The Committee recognises that US shale gas development has had the effect of not only reducing the US’s own emissions but has increased worldwide emissions by exporting its coal.
As far as the UK is concerned the Committee says the Government should complete its studies into shale gas impact on emissions as soon as possible. But the conclusion is clear – unchecked development of gas-fired generation, which shale gas will facilitate, might (“might” – yet another occasion where the Committee is incredibly mealy-mouthed) be incompatible with meeting the UK’s climate change obligations.
The Committee is frustrated that CCS has not developed. No doubt they and the Government will also be frustrated when development of CCS is proposed, and it is realised that pumping carbon dioxide into the ground at high pressure is also geologically invasive and likely to be viewed with apprehension by the public.
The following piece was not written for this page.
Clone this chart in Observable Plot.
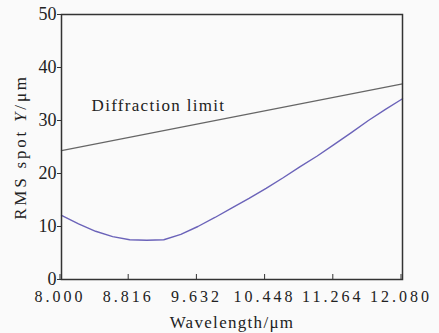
<!DOCTYPE html>
<html>
<head>
<meta charset="utf-8">
<script src="https://cdn.jsdelivr.net/npm/d3@7"></script>
<script src="https://cdn.jsdelivr.net/npm/@observablehq/plot@0.6"></script>
<style>
  html, body { margin: 0; padding: 0; background: #fafafa; }
  #chart svg { display: block; background: #fafafa; }
  #chart svg g[aria-label="x-axis tick label"] text { letter-spacing: 3px; font-size: 16px; }
  #chart svg g[aria-label="y-axis tick label"] text { font-size: 18px; }
  #chart svg g[aria-label="x-axis label"] text { letter-spacing: 1.3px; font-size: 17px; }
  #chart svg g[aria-label="y-axis label"] text { letter-spacing: 2.8px; font-size: 17px; }
  #chart svg g[aria-label="text"] text { letter-spacing: 1.3px; font-size: 17px; }
</style>
</head>
<body>
<div id="chart"></div>
<script>
// Wavelength samples (µm) and RMS spot radius (µm)
const wavelength = [8.000, 8.204, 8.408, 8.612, 8.816, 9.020, 9.224, 9.428, 9.632, 9.836, 10.040,
                    10.244, 10.448, 10.652, 10.856, 11.060, 11.264, 11.468, 11.672, 11.876, 12.080];
const rmsSpot = [12.1, 10.5, 9.1, 8.1, 7.5, 7.4, 7.5, 8.5, 10.0, 11.7, 13.5,
                 15.3, 17.2, 19.2, 21.3, 23.3, 25.5, 27.7, 30.0, 32.1, 34.1];
// Diffraction limit (straight line)
const diffWavelength = [8.000, 12.080];
const diffLimit = [24.3, 36.9];
// Tick labels
const xTicks = [8.000, 8.816, 9.632, 10.448, 11.264, 12.080];
const yTicks = [0, 10, 20, 30, 40, 50];
// Annotation
const annText = ["Diffraction limit"];
const annX = [8.36];
const annY = [32.8];

const curve = wavelength.map((w, i) => ({w, v: rmsSpot[i]}));
const diff = diffWavelength.map((w, i) => ({w, v: diffLimit[i]}));
const ann = annText.map((t, i) => ({t, w: annX[i], v: annY[i]}));

const chart = Plot.plot({
  width: 439,
  height: 333,
  marginLeft: 61,
  marginRight: 37,
  marginTop: 14,
  marginBottom: 54,
  style: {fontFamily: "'Liberation Serif', 'Times New Roman', serif", fontSize: "16px", color: "#222", background: "#fafafa"},
  x: {domain: [8.0, 12.08]},
  y: {domain: [0, 50]},
  marks: [
    Plot.line(diff, {x: "w", y: "v", stroke: "#666", strokeWidth: 1.3}),
    Plot.line(curve, {x: "w", y: "v", stroke: "#6b63b9", strokeWidth: 1.4}),
    Plot.text(ann, {x: "w", y: "v", text: "t", textAnchor: "start", fontSize: 17, fill: "#222"}),
    Plot.axisX({ticks: xTicks, tickFormat: d3.format(".3f"), tickSize: -5, tickPadding: 16, dx: -1.5, stroke: "#333",
      fontSize: 16, label: null}),
    Plot.axisX({ticks: [], label: "Wavelength/μm", labelAnchor: "center", labelArrow: "none", labelOffset: 48, fontSize: 17}),
    Plot.axisY({ticks: yTicks, tickSize: 4, tickPadding: 1, stroke: "#333", fontSize: 18, label: null}),
    Plot.axisY({ticks: [], label: "RMS spot Y/μm", labelAnchor: "center", labelArrow: "none", labelOffset: 48, fontSize: 17}),
    Plot.frame({stroke: "#333", strokeWidth: 1.5})
  ]
});
document.getElementById("chart").appendChild(chart);

// Italicize the "Y" in the y-axis label
chart.querySelectorAll("text").forEach(t => {
  if (t.textContent === "RMS spot Y/μm") {
    t.textContent = "";
    const parts = [["RMS spot ", null], ["Y", "italic"], ["/μm", null]];
    for (const [s, st] of parts) {
      const ts = document.createElementNS("http://www.w3.org/2000/svg", "tspan");
      ts.textContent = s;
      if (st) ts.setAttribute("font-style", st);
      t.appendChild(ts);
    }
  }
});
</script>
</body>
</html>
The Committee pays lip service to the real alternative of renewables by welcoming the Energy Bill, which they say, optimistically, will create a “favourable investment climate” for low-carbon technologies (ie NON-GAS!)
Security of Supply
The Committee welcome the invasion of the fracking industry into academia by praising the partnership between Cuadrilla and the University of Central Lancashire. They encourage the Government to encourage more like this, to develop fracking skills. A clear indication the Committee expect to see fracking thrive.
They do, however, recommend that the Government should not rely on shale gas contributing to the UK’s energy system when making strategic plans for energy security. Again – for the third time – they seek reassurance that OUGO doesn’t have a conflict of interest when advising the government.
As I suggested above, my first impression is that this is a very mealy-mouthed set of report conclusions. The main flavour that comes across is that the Committee feel obliged to say that shale gas exploration should continue (despite climate change implications). And that the rest of the recommendations are working on the assumption that exploration, test production and full production are “in the pipeline” whatever the Committee says.